Protest and policing, 2025
MKFM reported in 2025 that the Great British National Protest group had organised a demonstration outside the MK Hotel on Buckingham Road, with attendees raising concerns about the Home Office contingency contract and reports from local parents about men from the hotel walking towards Deanshanger Primary School at drop off and pick up. Thames Valley Police Sergeant Lorna Clarke confirmed that officers had spoken to local residents and attended at the hotel but had not identified any criminal offences or risks to children at the time of the protest[2]Press.
First-tier Tribunal HMO licensing
GOV.UK's residential property tribunal decisions register records a First-tier Tribunal Property Chamber case for the MK Hotel at Buckingham Road, Deanshanger, MK19 6JU, under the Housing Act 2004 and Housing and Planning Act 2016 in the context of houses in multiple occupation licensing. The tribunal decision sits with the wider question of whether long term contingency contracted hotels of this kind should be regulated as HMOs rather than as conventional hotels[3]GOV.UK.
Cost analysis
At the £170 per person per night Migration Observatory benchmark[4], an approximately 50 room hotel run at full asylum occupancy implies headline taxpayer exposure of about £8,500 per night and roughly £3.1 million per year. That is below the May 2025 National Audit Office contract review average of around £5.84 million per year per hotel[5]NAO, reflecting the smaller room count of the Buckingham Road property.
Per-person per-day cost stack (benchmark)

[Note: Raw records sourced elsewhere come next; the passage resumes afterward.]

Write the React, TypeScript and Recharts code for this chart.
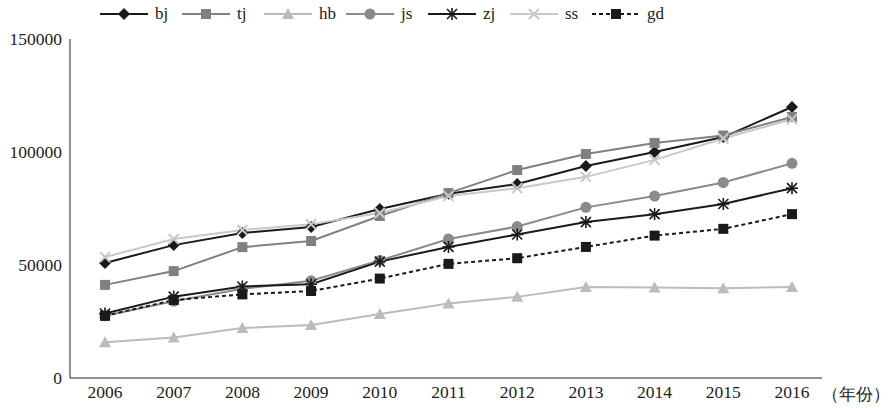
import { LineChart, Line, XAxis, YAxis } from "recharts"

const years = ["2006", "2007", "2008", "2009", "2010", "2011", "2012", "2013", "2014", "2015", "2016"]
const bj = [50900, 58800, 64200, 66800, 74800, 81500, 85800, 93800, 100000, 106600, 119900]
const tj = [41200, 47300, 57900, 60600, 71700, 81800, 92000, 99100, 104000, 107300, 115500]
const hb = [15800, 17900, 22100, 23500, 28300, 33000, 35900, 40300, 40000, 39700, 40300]
const js = [27500, 34000, 39500, 43000, 52000, 61500, 67000, 75500, 80500, 86500, 95000]
const zj = [28500, 36000, 40500, 41500, 51500, 58000, 63500, 69000, 72500, 77000, 84000]
const ss = [53500, 61500, 65500, 68000, 73000, 80500, 84000, 89000, 96500, 106000, 114500]
const gd = [27500, 34500, 37000, 38500, 44000, 50500, 53000, 58000, 63000, 66000, 72500]

const data = years.map((y, i) => ({
  year: y, bj: bj[i], tj: tj[i], hb: hb[i], js: js[i], zj: zj[i], ss: ss[i], gd: gd[i],
}))

const series = [
  { key: "bj", color: "#1a1a1a", mark: "diamond", dash: undefined },
  { key: "tj", color: "#808080", mark: "square", dash: undefined },
  { key: "hb", color: "#bcbcbc", mark: "triangle", dash: undefined },
  { key: "js", color: "#8a8a8a", mark: "circle", dash: undefined },
  { key: "zj", color: "#1a1a1a", mark: "star", dash: undefined },
  { key: "ss", color: "#c8c8c8", mark: "cross", dash: undefined },
  { key: "gd", color: "#1a1a1a", mark: "square", dash: "4 3" },
]

function Mark({ cx, cy, mark, color }: any) {
  if (cx == null || cy == null) return null
  const s = 5
  if (mark === "diamond") return <polygon points={`${cx},${cy - 6} ${cx + 6},${cy} ${cx},${cy + 6} ${cx - 6},${cy}`} fill={color} />
  if (mark === "square") return <rect x={cx - s} y={cy - s} width={2 * s} height={2 * s} fill={color} />
  if (mark === "triangle") return <polygon points={`${cx},${cy - 6} ${cx + 6},${cy + 5} ${cx - 6},${cy + 5}`} fill={color} />
  if (mark === "circle") return <circle cx={cx} cy={cy} r={5.5} fill={color} />
  if (mark === "cross")
    return (
      <g stroke={color} strokeWidth={2}>
        <line x1={cx - 5} y1={cy - 5} x2={cx + 5} y2={cy + 5} />
        <line x1={cx - 5} y1={cy + 5} x2={cx + 5} y2={cy - 5} />
      </g>
    )
  return (
    <g stroke={color} strokeWidth={1.6}>
      <line x1={cx - 5} y1={cy - 5} x2={cx + 5} y2={cy + 5} />
      <line x1={cx - 5} y1={cy + 5} x2={cx + 5} y2={cy - 5} />
      <line x1={cx - 6} y1={cy} x2={cx + 6} y2={cy} />
      <line x1={cx} y1={cy - 6} x2={cx} y2={cy + 6} />
    </g>
  )
}

const font = "'Liberation Serif', 'DejaVu Serif', serif"

export default function App() {
  return (
    <div style={{ position: "absolute", left: 0, top: 0, width: 896, height: 408, background: "#fff", fontFamily: font }}>
      <svg width={896} height={30} style={{ position: "absolute", left: 0, top: 0 }}>
        {series.map((s, i) => {
          const x0 = 100 + i * 82
          return (
            <g key={s.key}>
              <line x1={x0} y1={14} x2={x0 + 48} y2={14} stroke={s.color} strokeWidth={2} strokeDasharray={s.dash} />
              <Mark cx={x0 + 24} cy={14} mark={s.mark} color={s.color} />
              <text x={x0 + 55} y={19} fontSize={17} fontFamily={font} fill="#222">{s.key}</text>
            </g>
          )
        })}
      </svg>
      <LineChart width={896} height={408} data={data} margin={{ top: 39, right: 74, bottom: 0, left: 0 }}>
        <XAxis dataKey="year" height={30} padding={{ left: 35, right: 30 }} tickLine={false}
          stroke="#222" tick={{ fill: "#222", fontSize: 17.5, fontFamily: font }} />
        <YAxis domain={[0, 150000]} ticks={[0, 50000, 100000, 150000]} width={70} tickLine={false}
          stroke="#222" tick={{ fill: "#222", fontSize: 17.5, fontFamily: font }} />
        {series.map((s) => (
          <Line key={s.key} dataKey={s.key} stroke={s.color} strokeWidth={2} strokeDasharray={s.dash}
            isAnimationActive={false} dot={(p: any) => <Mark key={p.index} cx={p.cx} cy={p.cy} mark={s.mark} color={s.color} />} />
        ))}
      </LineChart>
      <div style={{ position: "absolute", left: 822, top: 383, fontSize: 17, color: "#222" }}>（年份）</div>
    </div>
  )
}
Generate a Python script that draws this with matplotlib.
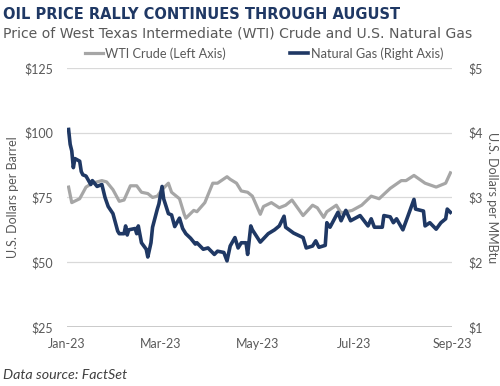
import numpy as np
import pandas as pd
import matplotlib
matplotlib.use("Agg")
import matplotlib.pyplot as plt
import matplotlib.dates as mdates
from matplotlib.ticker import FuncFormatter

# WTI crude, $/barrel
wti_dates = ["2023-01-02", "2023-01-04", "2023-01-09", "2023-01-13", "2023-01-17",
             "2023-01-23", "2023-01-26", "2023-01-30", "2023-02-03", "2023-02-06",
             "2023-02-10", "2023-02-14", "2023-02-17", "2023-02-21", "2023-02-24",
             "2023-02-27", "2023-03-02", "2023-03-06", "2023-03-08", "2023-03-13",
             "2023-03-16", "2023-03-17", "2023-03-22", "2023-03-24", "2023-03-29",
             "2023-04-03", "2023-04-06", "2023-04-12", "2023-04-14", "2023-04-18",
             "2023-04-21", "2023-04-25", "2023-04-28", "2023-05-03", "2023-05-05",
             "2023-05-10", "2023-05-15", "2023-05-19", "2023-05-23", "2023-05-30",
             "2023-06-05", "2023-06-08", "2023-06-12", "2023-06-14", "2023-06-20",
             "2023-06-23", "2023-06-30", "2023-07-06", "2023-07-12", "2023-07-17",
             "2023-07-24", "2023-07-31", "2023-08-03", "2023-08-08", "2023-08-15",
             "2023-08-22", "2023-08-28", "2023-08-31"]
wti_values = [79.0, 73.0, 74.5, 79.0, 80.5,
              81.5, 81.0, 78.0, 73.5, 74.0,
              79.5, 79.5, 77.0, 76.5, 75.0,
              75.5, 78.0, 80.5, 77.0, 74.5,
              68.5, 67.0, 70.0, 69.5, 73.0,
              80.5, 80.5, 83.0, 82.0, 80.5,
              77.5, 77.0, 75.5, 68.5, 71.5,
              73.0, 71.0, 72.0, 74.0, 68.0,
              72.0, 71.0, 67.3, 69.5, 72.0,
              69.0, 70.0, 72.0, 75.5, 74.5,
              78.5, 81.5, 81.5, 83.5, 80.5,
              79.0, 80.5, 84.5]

# US natural gas, $/MMBtu
gas_dates = ["2023-01-02", "2023-01-03", "2023-01-04", "2023-01-05", "2023-01-06",
             "2023-01-09", "2023-01-10", "2023-01-11", "2023-01-13", "2023-01-16",
             "2023-01-17", "2023-01-20", "2023-01-23", "2023-01-24", "2023-01-25",
             "2023-01-27", "2023-01-30", "2023-01-31", "2023-02-02", "2023-02-03",
             "2023-02-06", "2023-02-07", "2023-02-08", "2023-02-09", "2023-02-13",
             "2023-02-14", "2023-02-15", "2023-02-17", "2023-02-20", "2023-02-21",
             "2023-02-23", "2023-02-24", "2023-02-27", "2023-02-28", "2023-03-02",
             "2023-03-03", "2023-03-06", "2023-03-08", "2023-03-10", "2023-03-13",
             "2023-03-15", "2023-03-17", "2023-03-20", "2023-03-23", "2023-03-24",
             "2023-03-28", "2023-03-31", "2023-04-04", "2023-04-06", "2023-04-10",
             "2023-04-12", "2023-04-14", "2023-04-17", "2023-04-19", "2023-04-21",
             "2023-04-24", "2023-04-25", "2023-04-27", "2023-04-28", "2023-05-03",
             "2023-05-08", "2023-05-12", "2023-05-15", "2023-05-18", "2023-05-19",
             "2023-05-24", "2023-05-30", "2023-06-01", "2023-06-05", "2023-06-07",
             "2023-06-09", "2023-06-13", "2023-06-14", "2023-06-16", "2023-06-21",
             "2023-06-23", "2023-06-26", "2023-06-29", "2023-07-05", "2023-07-10",
             "2023-07-12", "2023-07-14", "2023-07-19", "2023-07-20", "2023-07-24",
             "2023-07-26", "2023-07-28", "2023-08-01", "2023-08-04", "2023-08-08",
             "2023-08-09", "2023-08-14", "2023-08-15", "2023-08-18", "2023-08-22",
             "2023-08-25", "2023-08-28", "2023-08-29", "2023-08-31"]
gas_values = [4.05, 3.82, 3.72, 3.46, 3.60,
              3.56, 3.40, 3.35, 3.33, 3.20,
              3.26, 3.17, 3.20, 3.10, 3.00,
              2.86, 2.75, 2.66, 2.48, 2.44,
              2.44, 2.56, 2.42, 2.50, 2.52,
              2.44, 2.56, 2.30, 2.20, 2.08,
              2.30, 2.54, 2.82, 2.90, 3.17,
              2.98, 2.75, 2.73, 2.55, 2.68,
              2.52, 2.44, 2.37, 2.28, 2.30,
              2.20, 2.22, 2.12, 2.17, 2.15,
              2.02, 2.25, 2.38, 2.22, 2.30,
              2.30, 2.12, 2.56, 2.50, 2.31,
              2.44, 2.50, 2.56, 2.71, 2.54,
              2.45, 2.38, 2.22, 2.25, 2.33,
              2.23, 2.26, 2.61, 2.54, 2.77,
              2.64, 2.80, 2.64, 2.72, 2.56,
              2.67, 2.54, 2.54, 2.72, 2.70,
              2.61, 2.67, 2.50, 2.70, 2.97,
              2.82, 2.79, 2.56, 2.61, 2.51,
              2.61, 2.67, 2.82, 2.77]

left_ticks = [25, 50, 75, 100, 125]
right_ticks = [1, 2, 3, 4, 5]
x_ticks = ["2023-01-01", "2023-03-01", "2023-05-01", "2023-07-01", "2023-09-01"]

navy = "#1F3864"
grey_line = "#A6A6A6"
txt = "#595959"
plt.rcParams["font.family"] = ["Lato", "DejaVu Sans"]

fig = plt.figure(figsize=(5.0, 3.86), dpi=100)
ax = fig.add_axes([0.134, 0.153, 0.770, 0.671])
ax2 = ax.twinx()

wti_x = pd.to_datetime(wti_dates)
gas_x = pd.to_datetime(gas_dates)
l1, = ax.plot(wti_x, wti_values, color=grey_line, lw=2.3, label="WTI Crude (Left Axis)", zorder=3)
l2, = ax2.plot(gas_x, gas_values, color=navy, lw=2.6, label="Natural Gas (Right Axis)", zorder=4)

ax.set_ylim(25, 125)
ax2.set_ylim(1, 5)
ax.set_yticks(left_ticks)
ax2.set_yticks(right_ticks)
ax.yaxis.set_major_formatter(FuncFormatter(lambda v, p: f"${v:.0f}"))
ax2.yaxis.set_major_formatter(FuncFormatter(lambda v, p: f"${v:.0f}"))
ax.set_xlim(pd.Timestamp("2023-01-01"), pd.Timestamp("2023-09-01"))
ax.set_xticks(pd.to_datetime(x_ticks))
ax.xaxis.set_major_formatter(mdates.DateFormatter("%b-%y"))

for a in (ax, ax2):
    for s in a.spines.values():
        s.set_visible(False)
    a.tick_params(length=0, labelsize=9, colors=txt)
ax.tick_params(axis="y", pad=10)
ax2.tick_params(axis="y", pad=12)
ax.tick_params(axis="x", pad=8)
ax.grid(axis="y", color="#D9D9D9", lw=0.9, zorder=0)
ax.axhline(25, color="#BFBFBF", lw=1.2, zorder=1)

ax.set_ylabel("U.S. Dollars per Barrel", color=txt, fontsize=9, labelpad=4)
ax2.set_ylabel("U.S. Dollars per MMBtu", color=txt, fontsize=9, rotation=270, labelpad=11)

fig.legend(handles=[l1, l2], loc="center", bbox_to_anchor=(0.528, 0.862), ncol=2,
           frameon=False, fontsize=9.2, labelcolor=txt, handlelength=1.4,
           handletextpad=0.2, columnspacing=5.0)

fig.text(0.006, 0.962, "OIL PRICE RALLY CONTINUES THROUGH AUGUST", color=navy,
         fontsize=10.5, fontweight="bold", family="DejaVu Sans", va="center")
fig.text(0.006, 0.912, "Price of West Texas Intermediate (WTI) Crude and U.S. Natural Gas",
         color=txt, fontsize=10.1, family="DejaVu Sans", va="center")
fig.text(0.006, 0.028, "Data source: FactSet", color="#404040", fontsize=10.3,
         style="italic", va="center")

fig.savefig("out.png", dpi=100)
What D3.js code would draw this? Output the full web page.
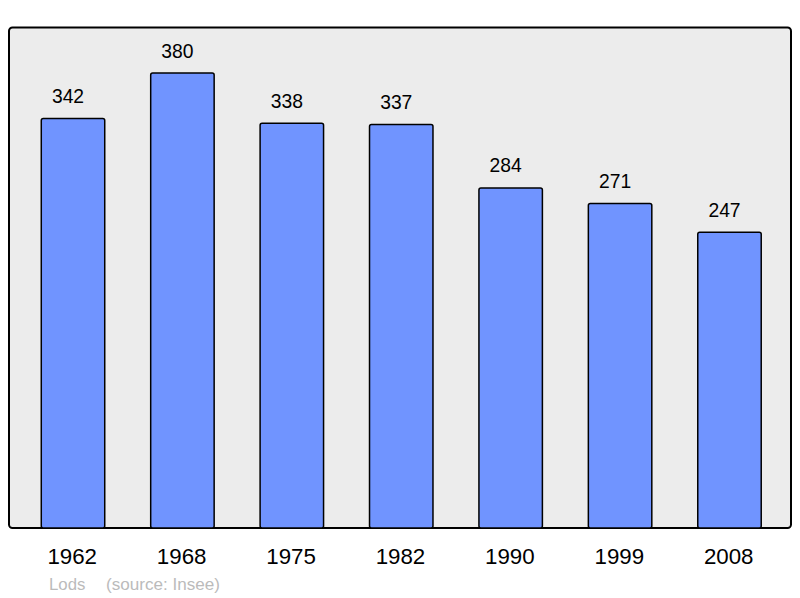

£170- Hotel rate (room + three meals)£10059%
- Weekly cash allowance£74%
- Legal aid & casework£127%
- NHS / interpreter / utilities£1911%
- Contractor / security overhead£3219%
Cost in context
MK Hotel Deanshanger
£170
benchmark
UK asylum hotel avg
£170
NAO
MK budget hotel
£60
commercial
Hostel bed
£30
commercial
Timeline
Timeline
Pre 2022
Operates as a commercial roadside hotel on the Buckingham Road
2022
First-tier Tribunal HMO licensing decision
GOV.UK records a Property Chamber case CAM/00MG/HMD/2022/0001 covering the MK Hotel under the Housing Act 2004 and Housing and Planning Act 2016 in the HMO licensing context.
2024
Residents complain of secretive asylum use
Milton Keynes Citizen reports Deanshanger residents complaining the hotel had been secretly filled with asylum seekers under the Home Office contingency programme.
2025
Protest outside the hotel
MKFM reports a Great British National Protest demonstration outside the MK Hotel, with Thames Valley Police engaging local residents and confirming no criminal offences identified at the time.
Sources
- Residents complain after hotel is secretly filled with asylum seekers in their Milton Keynes town — Milton Keynes Citizen, 2024
Milton Keynes Citizen reports residents in Deanshanger complaining that the MK Hotel on Buckingham Road has been used by the Home Office as initial contingency asylum accommodation without prior consultation, with concerns raised about disclosure and local services.
- Milton Keynes protesters in Deanshanger hotel demonstration — MKFM 106.3FM, 2025
MKFM reports a Great British National Protest demonstration outside the MK Hotel on Buckingham Road in Deanshanger, with attendees protesting Home Office use of the hotel for asylum seeker accommodation and Sergeant Lorna Clarke confirming Thames Valley Police engagement with residents.
- MK Hotel, Buckingham Road, Deanshanger, Milton Keynes, MK19 6JU: CAM/00MG/HMD/2022/0001 — GOV.UK / First-tier Tribunal (Property Chamber), 2022
First-tier Tribunal Property Chamber decision in CAM/00MG/HMD/2022/0001 covering the MK Hotel at Buckingham Road, Deanshanger, MK19 6JU, under the Housing Act 2004 and Housing and Planning Act 2016 in the context of houses in multiple occupation licensing while the property has been operated as accommodation rather than a conventional hotel.
- Asylum accommodation in the UK — Migration Observatory, University of Oxford, Aug 2025
£170 per person per day in hotels (2024/25 average); used for per-hotel estimates and food/utilities breakdowns.
- The Home Office's asylum accommodation contracts — National Audit Office, May 2025
222 hotels in use; £1.296 billion annual (2024/25); per-hotel approximately £5.84 million.